- **The request**:
Return the count of lines that mention "draw", with no other words.

*-*-*

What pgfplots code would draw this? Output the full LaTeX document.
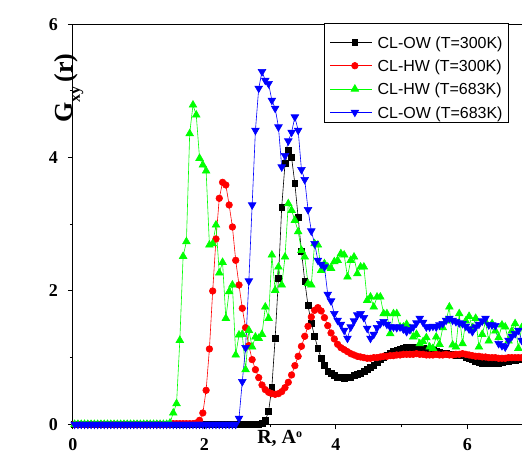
\documentclass[border=0pt]{standalone}
\usepackage{pgfplots}
\pgfplotsset{compat=1.18}
\usepackage{pgfplotstable}
\usepackage{fontspec}
\setmainfont{Liberation Serif}
\newfontfamily\legendfont{Liberation Sans}

% Radial distribution functions, bin centres every 0.05 A
\pgfplotstableread{
R      OW300  HW300  HW683  OW683
0.025  0      0      0      0
0.075  0      0      0      0
0.125  0      0      0      0
0.175  0      0      0      0
0.225  0      0      0      0
0.275  0      0      0      0
0.325  0      0      0      0
0.375  0      0      0      0
0.425  0      0      0      0
0.475  0      0      0      0
0.525  0      0      0      0
0.575  0      0      0      0
0.625  0      0      0      0
0.675  0      0      0      0
0.725  0      0      0      0
0.775  0      0      0      0
0.825  0      0      0      0
0.875  0      0      0      0
0.925  0      0      0      0
0.975  0      0      0      0
1.025  0      0      0      0
1.075  0      0      0      0
1.125  0      0      0      0
1.175  0      0      0      0
1.225  0      0      0      0
1.275  0      0      0      0
1.325  0      0      0      0
1.375  0      0      0      0
1.425  0      0      0      0
1.475  0      0      0.02   0
1.525  0      0.01   0.17   0
1.575  0      0.01   0.31   0
1.625  0      0.01   1.26   0
1.675  0      0.01   2.52   0
1.725  0      0.01   2.74   0
1.775  0      0.01   4.36   0
1.825  0      0.01   4.79   0
1.875  0      0.02   4.64   0
1.925  0      0.06   3.99   0
1.975  0      0.17   3.89   0
2.025  0      0.51   3.80   0
2.075  0      1.13   2.69   0
2.125  0      2.00   2.71   0
2.175  0      2.78   2.99   0
2.225  0      3.39   2.27   0
2.275  0      3.63   2.43   0
2.325  0      3.59   1.59   0
2.375  0      3.29   1.99   0
2.425  0      2.96   2.09   0
2.475  0      2.46   1.04   0
2.525  0      2.09   1.34   0.09
2.575  0      1.74   1.35   0.64
2.625  0      1.45   0.82   1.15
2.675  0      1.18   1.41   2.15
2.725  0      0.97   1.16   3.29
2.775  0      0.82   1.31   4.41
2.825  0      0.70   1.29   5.04
2.875  0.02   0.59   1.35   5.29
2.925  0.06   0.52   1.76   5.16
2.975  0.19   0.48   1.59   5.11
3.025  0.56   0.46   2.54   4.86
3.075  1.29   0.45   2.01   4.74
3.125  2.19   0.46   2.36   4.46
3.175  3.26   0.49   2.09   3.86
3.225  3.91   0.55   2.51   4.03
3.275  4.11   0.63   3.31   4.25
3.325  4.00   0.74   3.21   4.38
3.375  3.61   0.88   3.06   4.61
3.425  3.10   1.02   2.89   4.41
3.475  2.60   1.17   2.61   3.82
3.525  2.15   1.32   2.51   3.67
3.575  1.78   1.47   2.11   3.22
3.625  1.52   1.61   2.09   2.90
3.675  1.32   1.71   2.71   2.71
3.725  1.14   1.75   2.69   2.46
3.775  0.99   1.70   2.31   2.40
3.825  0.88   1.60   2.41   2.36
3.875  0.80   1.48   2.36   1.95
3.925  0.76   1.37   2.34   1.85
3.975  0.73   1.28   2.44   1.66
4.025  0.71   1.20   2.46   1.56
4.075  0.70   1.15   2.56   1.50
4.125  0.69   1.12   2.54   1.41
4.175  0.70   1.09   2.21   1.29
4.225  0.71   1.06   2.46   1.46
4.275  0.73   1.04   2.51   1.55
4.325  0.75   1.02   2.26   1.64
4.375  0.77   1.01   2.36   1.66
4.425  0.80   1.00   2.36   1.60
4.475  0.83   0.99   1.86   1.44
4.525  0.86   0.99   1.91   1.29
4.575  0.89   1.00   1.76   1.35
4.625  0.93   1.00   1.91   1.45
4.675  0.97   1.01   1.91   1.51
4.725  1.01   1.02   1.66   1.54
4.775  1.04   1.02   1.66   1.50
4.825  1.07   1.03   1.36   1.46
4.875  1.09   1.03   1.66   1.46
4.925  1.11   1.04   1.66   1.45
4.975  1.13   1.04   1.46   1.46
5.025  1.14   1.05   1.46   1.43
5.075  1.15   1.05   1.50   1.39
5.125  1.16   1.05   1.44   1.42
5.175  1.15   1.05   1.31   1.46
5.225  1.15   1.06   1.35   1.52
5.275  1.14   1.05   1.21   1.59
5.325  1.14   1.05   1.24   1.53
5.375  1.13   1.04   1.30   1.46
5.425  1.12   1.04   1.16   1.46
5.475  1.11   1.04   1.14   1.47
5.525  1.10   1.05   1.31   1.46
5.575  1.08   1.04   1.20   1.49
5.625  1.07   1.04   1.45   1.51
5.675  1.06   1.05   1.55   1.56
5.725  1.05   1.04   1.76   1.59
5.775  1.05   1.04   1.19   1.56
5.825  1.04   1.05   1.16   1.54
5.875  1.04   1.05   1.66   1.52
5.925  1.03   1.06   1.21   1.51
5.975  1.01   1.05   1.55   1.47
6.025  0.99   1.04   1.62   1.43
6.075  0.97   1.03   1.45   1.39
6.125  0.95   1.02   1.59   1.46
6.175  0.93   1.02   1.16   1.50
6.225  0.92   1.01   1.35   1.55
6.275  0.92   1.01   1.54   1.59
6.325  0.91   1.00   1.25   1.49
6.375  0.91   1.00   1.51   1.49
6.425  0.92   1.00   1.40   1.48
6.475  0.92   0.99   1.30   1.21
6.525  0.93   0.99   1.49   1.18
6.575  0.94   0.99   1.46   1.16
6.625  0.95   1.00   1.25   1.26
6.675  0.96   1.00   1.40   1.32
6.725  0.96   1.00   1.51   1.36
6.775  0.97   1.00   1.14   1.41
6.825  0.97   1.00   1.45   1.26
}\rdf

\begin{document}
\begin{tikzpicture}
\useasboundingbox (-73pt,-31.7pt) rectangle (449pt,424.3pt);
\begin{axis}[
  at={(0pt,0pt)}, anchor=south west,
  scale only axis, width=449pt, height=400pt,
  xmin=0, xmax=6.83, ymin=0, ymax=6,
  axis x line*=bottom, axis y line*=left,
  axis line style={line width=1pt, -},
  x axis line style={-}, y axis line style={-},
  xtick={0,2,4,6}, ytick={0,2,4,6},
  minor xtick={1,3,5}, minor ytick={1,3,5},
  tick align=outside, major tick length=5pt, minor tick length=3pt,
  every tick/.style={line width=1pt, black},
  /pgf/number format/assume math mode=true,
  tick label style={font=\fontsize{18}{18}\selectfont\bfseries, inner sep=0pt},
  xticklabel style={anchor=north, yshift=-9.5pt},
  yticklabel style={anchor=east, xshift=-10pt},
  xlabel={\fontsize{20}{20}\selectfont\bfseries R, A{\fontsize{12}{12}\selectfont\raisebox{1.0ex}{o}}},
  xlabel style={at={(rel axis cs:0.41,0)}, anchor=base west, yshift=-18.7pt, inner sep=0pt},
  ylabel={\fontsize{26}{26}\selectfont\bfseries G\raisebox{-7pt}{\fontsize{16}{16}\selectfont xy}\,(r)},
  ylabel style={at={(rel axis cs:0,0.848)}, anchor=base west, xshift=-38pt, inner sep=0pt},
  clip=false,
  legend image code/.code={%
    \path (-7pt,5.7pt) -- (35pt,5.7pt);
    \draw[mark repeat=2, mark phase=2, #1] plot coordinates {(0pt,5.7pt) (17.5pt,5.7pt) (35pt,5.7pt)};},
  legend style={at={(rel axis cs:0.971,1)}, anchor=north east, yshift=1pt,
    draw=black, line width=0.8pt, inner xsep=6pt, inner ysep=4.4pt,
    font=\legendfont\fontsize{16}{16}\selectfont,
    cells={anchor=base west},
    nodes={inner sep=0pt, text height=20pt, text depth=0pt},
    column sep=5pt, row sep=3.3pt},
]
\addplot[black, line width=0.6pt, mark=square*, mark size=2.9pt,
  mark options={solid}] table[x=R, y=OW300] {\rdf};
\addlegendentry{CL-OW (T=300K)}
\addplot[red, line width=0.6pt, mark=*, mark size=3.3pt,
  mark options={solid}] table[x=R, y=HW300] {\rdf};
\addlegendentry{CL-HW (T=300K)}
\addplot[green, line width=0.6pt, mark=triangle*, mark size=4.4pt,
  mark options={solid}] table[x=R, y=HW683] {\rdf};
\addlegendentry{CL-HW (T=683K)}
\addplot[blue, line width=0.6pt, mark=triangle*, mark size=4.4pt,
  mark options={solid, rotate=180}] table[x=R, y=OW683] {\rdf};
\addlegendentry{CL-OW (T=683K)}
\draw[line width=1pt] (rel axis cs:0,1) -- (rel axis cs:1,1);
\end{axis}
\end{tikzpicture}
\end{document}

*-*-*

- **Output of the task**:
4